La Stampa, 12 dicembre 2014
In viaggio in Africa con uno studio musicale mobile a caccia di giovani talenti. È il progetto di un antropologo e di un musicista sudafricani lungo le savane del Sud per incidere il sound dei luoghi più inaccessibili
Un viaggio iniziato un anno fa, un fuoristrada, uno studio mobile di registrazione alimentato con energia solare, due amici e un sogno: dare la possibilità ai giovani musicisti del Sud dell’Africa, con talento ma pochi mezzi per farsi conoscere. Un’idea semplice, ma che, in un continente come quello africano, ha del rivoluzionario: se i musicisti non possono muoversi dai loro villaggi per andare a registrare i loro brani, è la sala di registrazione che si muove e va dai musicisti. Kim Winter, antropologo e producer radiofonico, e Simon Attwell, fondatore della band sudafricana Freshlyground, in collaborazione con l’Osisa (Open Society Initiative for Southern Africa), sono gli ideatori di Wired for Sound, progetto accolto con entusiasmo nel mondo musicale africano, e non solo. «Wired for Sound è costruito attorno all’idea di creare una piattaforma da mettere a disposizione dei giovani talenti musicali del sud dell’Africa che altrimenti non avrebbero l’opportunità di registrare i loro brani in modo professionale – spiega Kim Winter –. È una piattaforma che vuol generare sia contenuti musicali che momenti di discussione, collaborando con quella miriade di radio locali che sono spesso le uniche a raggiungere luoghi remoti e villaggi rurali».
Sono partiti dal Mozambico e lì hanno registrato in zone che mai avevano visto un mixer: sul Mount Serra Choa a milleseicento metri sul livello del mare, nel mezzo di una foresta di mango, in un vecchio convento fuori Catandica e in un aeroporto militare abbandonato a Furancungo. E poi ancora in un cinema dismesso, il Cinema Pemba, nel forte Sao Joao Batista sull’isola di Ibo, nella riserva naturale di Niassa, 42 mila metri quadrati di parco al confine con la Tanzania. Luoghi irraggiungibili anche dai trasporti locali, ma non dalla loro 4x4 attrezzata come uno studio di registrazione e alimentata dal sole che in quelle zone non manca mai.

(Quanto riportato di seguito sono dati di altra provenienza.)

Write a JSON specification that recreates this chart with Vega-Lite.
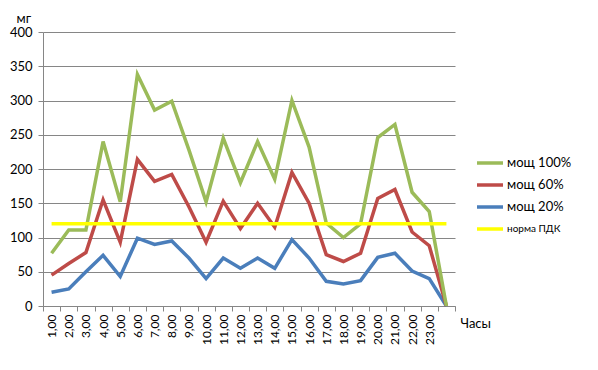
{
  "$schema": "https://vega.github.io/schema/vega-lite/v6.json",
  "width": 412,
  "height": 274,
  "autosize": {"type": "none"},
  "padding": {"left": 43, "top": 32, "right": 143, "bottom": 64},
  "background": "white",
  "config": {"view": {"stroke": null}, "font": "Lato"},
  "datasets": {
    "d": [
      {"h":1,"s":"мощ 100%","v":77},{"h":2,"s":"мощ 100%","v":111},{"h":3,"s":"мощ 100%","v":111},{"h":4,"s":"мощ 100%","v":240},{"h":5,"s":"мощ 100%","v":152},{"h":6,"s":"мощ 100%","v":338},{"h":7,"s":"мощ 100%","v":286},{"h":8,"s":"мощ 100%","v":299},{"h":9,"s":"мощ 100%","v":228},{"h":10,"s":"мощ 100%","v":152},{"h":11,"s":"мощ 100%","v":245},{"h":12,"s":"мощ 100%","v":180},{"h":13,"s":"мощ 100%","v":240},{"h":14,"s":"мощ 100%","v":185},{"h":15,"s":"мощ 100%","v":300},{"h":16,"s":"мощ 100%","v":232},{"h":17,"s":"мощ 100%","v":121},{"h":18,"s":"мощ 100%","v":100},{"h":19,"s":"мощ 100%","v":120},{"h":20,"s":"мощ 100%","v":246},{"h":21,"s":"мощ 100%","v":265},{"h":22,"s":"мощ 100%","v":166},{"h":23,"s":"мощ 100%","v":138},{"h":24,"s":"мощ 100%","v":0},
      {"h":1,"s":"мощ 60%","v":45},{"h":2,"s":"мощ 60%","v":62},{"h":3,"s":"мощ 60%","v":78},{"h":4,"s":"мощ 60%","v":155},{"h":5,"s":"мощ 60%","v":93},{"h":6,"s":"мощ 60%","v":214},{"h":7,"s":"мощ 60%","v":182},{"h":8,"s":"мощ 60%","v":192},{"h":9,"s":"мощ 60%","v":145},{"h":10,"s":"мощ 60%","v":93},{"h":11,"s":"мощ 60%","v":153},{"h":12,"s":"мощ 60%","v":113},{"h":13,"s":"мощ 60%","v":150},{"h":14,"s":"мощ 60%","v":115},{"h":15,"s":"мощ 60%","v":195},{"h":16,"s":"мощ 60%","v":150},{"h":17,"s":"мощ 60%","v":75},{"h":18,"s":"мощ 60%","v":65},{"h":19,"s":"мощ 60%","v":77},{"h":20,"s":"мощ 60%","v":157},{"h":21,"s":"мощ 60%","v":170},{"h":22,"s":"мощ 60%","v":108},{"h":23,"s":"мощ 60%","v":88},{"h":24,"s":"мощ 60%","v":0},
      {"h":1,"s":"мощ 20%","v":20},{"h":2,"s":"мощ 20%","v":25},{"h":3,"s":"мощ 20%","v":50},{"h":4,"s":"мощ 20%","v":74},{"h":5,"s":"мощ 20%","v":43},{"h":6,"s":"мощ 20%","v":99},{"h":7,"s":"мощ 20%","v":90},{"h":8,"s":"мощ 20%","v":95},{"h":9,"s":"мощ 20%","v":70},{"h":10,"s":"мощ 20%","v":40},{"h":11,"s":"мощ 20%","v":70},{"h":12,"s":"мощ 20%","v":55},{"h":13,"s":"мощ 20%","v":70},{"h":14,"s":"мощ 20%","v":55},{"h":15,"s":"мощ 20%","v":97},{"h":16,"s":"мощ 20%","v":70},{"h":17,"s":"мощ 20%","v":36},{"h":18,"s":"мощ 20%","v":32},{"h":19,"s":"мощ 20%","v":37},{"h":20,"s":"мощ 20%","v":71},{"h":21,"s":"мощ 20%","v":77},{"h":22,"s":"мощ 20%","v":51},{"h":23,"s":"мощ 20%","v":40},{"h":24,"s":"мощ 20%","v":0},
      {"h":1,"s":"норма ПДК","v":120},{"h":2,"s":"норма ПДК","v":120},{"h":3,"s":"норма ПДК","v":120},{"h":4,"s":"норма ПДК","v":120},{"h":5,"s":"норма ПДК","v":120},{"h":6,"s":"норма ПДК","v":120},{"h":7,"s":"норма ПДК","v":120},{"h":8,"s":"норма ПДК","v":120},{"h":9,"s":"норма ПДК","v":120},{"h":10,"s":"норма ПДК","v":120},{"h":11,"s":"норма ПДК","v":120},{"h":12,"s":"норма ПДК","v":120},{"h":13,"s":"норма ПДК","v":120},{"h":14,"s":"норма ПДК","v":120},{"h":15,"s":"норма ПДК","v":120},{"h":16,"s":"норма ПДК","v":120},{"h":17,"s":"норма ПДК","v":120},{"h":18,"s":"норма ПДК","v":120},{"h":19,"s":"норма ПДК","v":120},{"h":20,"s":"норма ПДК","v":120},{"h":21,"s":"норма ПДК","v":120},{"h":22,"s":"норма ПДК","v":120},{"h":23,"s":"норма ПДК","v":120},{"h":24,"s":"норма ПДК","v":120}
    ]
  },
  "data": {"name": "d"},
  "encoding": {
    "x": {
      "field": "h", "type": "ordinal", "bandPosition": 0.5,
      "scale": {"type": "band", "paddingInner": 0, "paddingOuter": 0},
      "axis": {
        "title": "Часы", "titleFontWeight": "normal", "titleFontSize": 13, "titleColor": "black",
        "titleX": 417, "titleY": 17, "titleAlign": "left", "titleBaseline": "middle", "titleAnchor": null,
        "labelAngle": -90, "labelExpr": "(!isValid(datum.value) || datum.value == 24) ? '' : datum.value + ',00'",
        "labelFontSize": 12, "labelColor": "black", "labelPadding": 3,
        "tickBand": "extent", "tickSize": 5, "tickColor": "#868686", "domainColor": "#868686",
        "grid": false, "labelOverlap": false
      }
    },
    "y": {
      "field": "v", "type": "quantitative",
      "scale": {"domain": [0, 400]},
      "axis": {
        "title": "мг", "titleAngle": 0, "titleX": -27, "titleY": -10, "titleAlign": "left", "titleBaseline": "alphabetic",
        "titleFontWeight": "normal", "titleFontSize": 13, "titleColor": "black",
        "values": [0, 50, 100, 150, 200, 250, 300, 350, 400],
        "labelFontSize": 13, "labelColor": "black", "labelPadding": 6,
        "gridColor": "#868686", "domainColor": "#868686", "tickColor": "#868686", "tickSize": 5
      }
    },
    "color": {
      "field": "s", "type": "nominal",
      "scale": {"domain": ["мощ 100%", "мощ 60%", "мощ 20%", "норма ПДК"], "range": ["#9BBB59", "#BE4B48", "#4A7EBB", "#FFFF00"]},
      "legend": {
        "orient": "none", "legendX": 432, "legendY": 116, "title": null,
        "symbolType": "stroke", "symbolSize": 676, "symbolStrokeWidth": 3.5,
        "labelFontSize": 13, "labelColor": "black", "labelOffset": 2, "rowPadding": -2,
        "encode": {"labels": {"update": {"fontSize": {"signal": "datum.label == 'норма ПДК' ? 10 : 13"}}}}
      }
    }
  },
  "layer": [
    {"transform": [{"filter": "datum.s == 'мощ 20%'"}], "mark": {"type": "line", "strokeWidth": 3.5}},
    {"transform": [{"filter": "datum.s == 'мощ 60%'"}], "mark": {"type": "line", "strokeWidth": 3.5}},
    {"transform": [{"filter": "datum.s == 'мощ 100%'"}], "mark": {"type": "line", "strokeWidth": 3.5}},
    {"transform": [{"filter": "datum.s == 'норма ПДК'"}], "mark": {"type": "line", "strokeWidth": 3.5}}
  ]
}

Hanno incontrato giovani cantanti, musicisti, tutti con la musica nel sangue ma poche opportunità per poter farsi conoscere fuori dai villaggi e dalle periferie urbane. «Il panorama musicale del sud dell’Africa non è mai stato vasto come ora – continua Winter – nel corso dei nostri viaggi e delle nostre registrazioni abbiamo ascoltato molta musica tradizionale, ma anche jazz, blues, hip-hop, reggae, in una commistione di generi musicali che ci ha sorpreso e ci ha fatto capire ancora di più come questo continente sia in grado di innovare mantenendo tuttavia delle radici ben salde nella tradizione».
Storie come quella di Nelito e Armando, due giovani rapper di Catandica, nella provincia di Manica, talentuosi e con grandi aspirazioni, impossibilitati a esibirsi davanti a un pubblico, se non all’aperto, perché nella loro città di circa 126 mila abitanti, non ci sono spazi dove poter suonare, non un locale notturno né tantomeno un cinema, sono la norma in questo continente dalle infinite potenzialità non sfruttate. E sono proprio queste storie, queste realtà marginali, che i fondatori di Wired for Sound vogliono far emergere. Come? Il primo passo è un album, Wired for Sound – Mozambique, pubblicato da poco, che raccoglie le migliori tracce registrate durante il loro viaggio, e che sarà il primo di una lunga serie, sperano i due produttori «on the road». In cantiere ci sono infatti per il momento altri tre album, Wired for Sound – Malawi, Wired for Sound – Tanzania e Wired for sound – Namibia, ma l’idea è quella di allargarsi nei prossimi mesi a tutto il sud del continente. Un progetto ambizioso, oltre che unico, che «ha il desiderio non solo di registrare musica in contesti proibitivi e fuori mano, ma anche di contribuire a sviluppare infrastrutture che possano permettere ai musicisti di sviluppare il loro lavoro e farsi conoscere» spiega Simon Attwell.